The Year in Review

During Fiscal Year 2019, the Debt Management Division's noteworthy accomplishments included:

  • During Fiscal Year 2019, the Debt Management Division oversaw the State's $25.6 billion debt portfolio and managed the issuance of $2.2 billion of new bonds to fund the State's capital programs, including local school construction, economic development initiatives, transportation infrastructure, improvements at the University of Connecticut, and Clean Water and Drinking Water grants and loans. These projects help to bolster the local economy throughout the State. In addition, the Division issued $400 million of General Obligation bonds to repay maturing bond anticipation notes.
  • The Division also issued a total of $435.4 million of refunding bonds across several of the state's bond programs to capture the lower interest rates in the current marketplace thereby providing $51.7 million in debt service savings over the life of the bonds.

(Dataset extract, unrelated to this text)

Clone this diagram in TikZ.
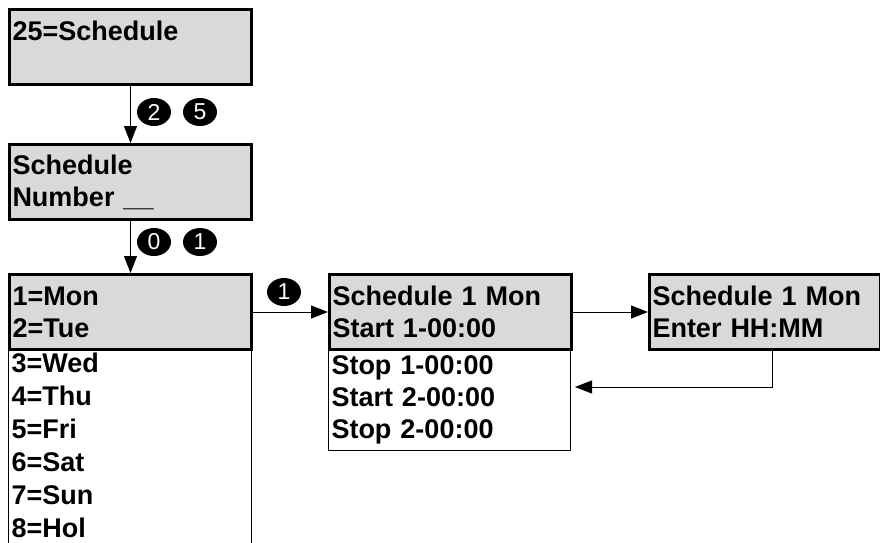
\documentclass[tikz,border=0pt]{standalone}
\usepackage{fontspec}
\setmainfont{Liberation Sans}
\usetikzlibrary{arrows.meta,shapes.geometric}
\definecolor{boxgray}{RGB}{217,217,217}
\tikzset{
  screen/.style={rectangle, draw, line width=1.5pt, fill=boxgray, anchor=north west,
    minimum width=121pt, minimum height=37.5pt, inner xsep=1.5pt, inner ysep=0pt,
    text width=118pt, align=left, font=\bfseries\fontsize{13.5}{16}\selectfont},
  menu/.style={rectangle, line width=0.5pt, anchor=north west,
    minimum width=121pt, inner xsep=1.5pt, inner ysep=0pt,
    text width=118pt, align=left, font=\bfseries\fontsize{13.5}{16}\selectfont},
  key/.style={ellipse, fill=black, text=white, inner sep=0pt,
    minimum width=17pt, minimum height=14pt, font=\fontsize{11.5}{11.5}\selectfont},
  arr/.style={line width=0.5pt, -{Triangle[length=8.5pt,width=6.5pt]}}
}
\begin{document}
\begin{tikzpicture}[x=0.5pt,y=-0.5pt]
  \useasboundingbox (0,0) rectangle (880,542);
  \node[menu, minimum height=97pt, font=\bfseries\fontsize{13.5}{16.5}\selectfont] (days) at (8,348)
    {3=Wed\\4=Thu\\5=Fri\\6=Sat\\7=Sun\\8=Hol};
  \draw[line width=0.5pt] (days.north west) -- (days.south west)
    (days.north east) -- (days.south east);
  \node[menu, draw, minimum height=51pt] (stops) at (328,348)
    {Stop 1-00:00\\Start 2-00:00\\Stop 2-00:00};
  \node[screen] (top) at (8,8) {25=Schedule\\\mbox{}};
  \node[screen] (num) at (8,143) {Schedule\\Number \_\_};
  \node[screen] (day) at (8,273) {1=Mon\\2=Tue};
  \node[screen] (mon) at (328,273) {Schedule 1 Mon\\Start 1-00:00};
  \node[screen, minimum width=115.5pt, text width=112.5pt] (hhmm) at (648,273)
    {Schedule 1 Mon\\Enter HH:MM};
  \node[key] (k2) at (154,112) {2};
  \node[key] (k5) at (200,112) {5};
  \node[key] (k0) at (154,242) {0};
  \node[key] (k1) at (200,242) {1};
  \node[key] (k1b) at (284,292) {1};
  \coordinate (back) at (575,387);
  \draw[arr] (top) -- (num);
  \draw[arr] (num) -- (day);
  \draw[arr] (day) -- (mon);
  \draw[arr] (mon) -- (hhmm);
  \draw[arr] ([xshift=3.5pt]hhmm.south) |- (back);
\end{tikzpicture}
\end{document}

  • Notable this fiscal year was the Division's role in the General Assembly's adoption of a major proposal advanced by the Governor and Treasurer to restructure the funding of the Teachers' Retirement Fund. The adopted proposal puts funding on a more sustainable path and includes the lowering of the investment return assumption to a more achievable level. This was accomplished by creating a Special Capital Reserve Fund, using current year budget surplus, to provide adequate provision for the outstanding 2008 pension obligation bonds.
  • In addition, the General Assembly passed a Joint Resolution confirming its intention in the prior regular legislative session to exclude refunding bonds and certain other bonds from the new General Obligation bond issuance caps, reaffirming the Attorney General's opinion on the matter.
  • In March 2019, Governor Lamont, Treasurer Wooden, and the Office of Policy and Management's Secretary McCaw personally met with major bond investors through an extensive and highly successful Investor Road Show lunch tour conducted in four cities. The new Administration shared their vision and plans for Connecticut.
  • Both S&P Global Ratings and Kroll Bond Ratings elevated their credit outlooks on Connecticut's General Obligation bonds to positive and stable, respectively, the first rating upgrade or positive outlook of General Obligation bonds in 18 years. These improved outlook changes, together with the Administration's outreach to investors, led to some record high levels of investor demand in a market already buoyed by federal tax reform, resulting in much improved pricing across the State's bonding programs.
  • Continuing its market leadership, Connecticut priced its sixth issue of Green Bonds, this time for the State Revolving Fund for Clean Water and Drinking Water Projects which generated $57 million in bond orders from Green investors.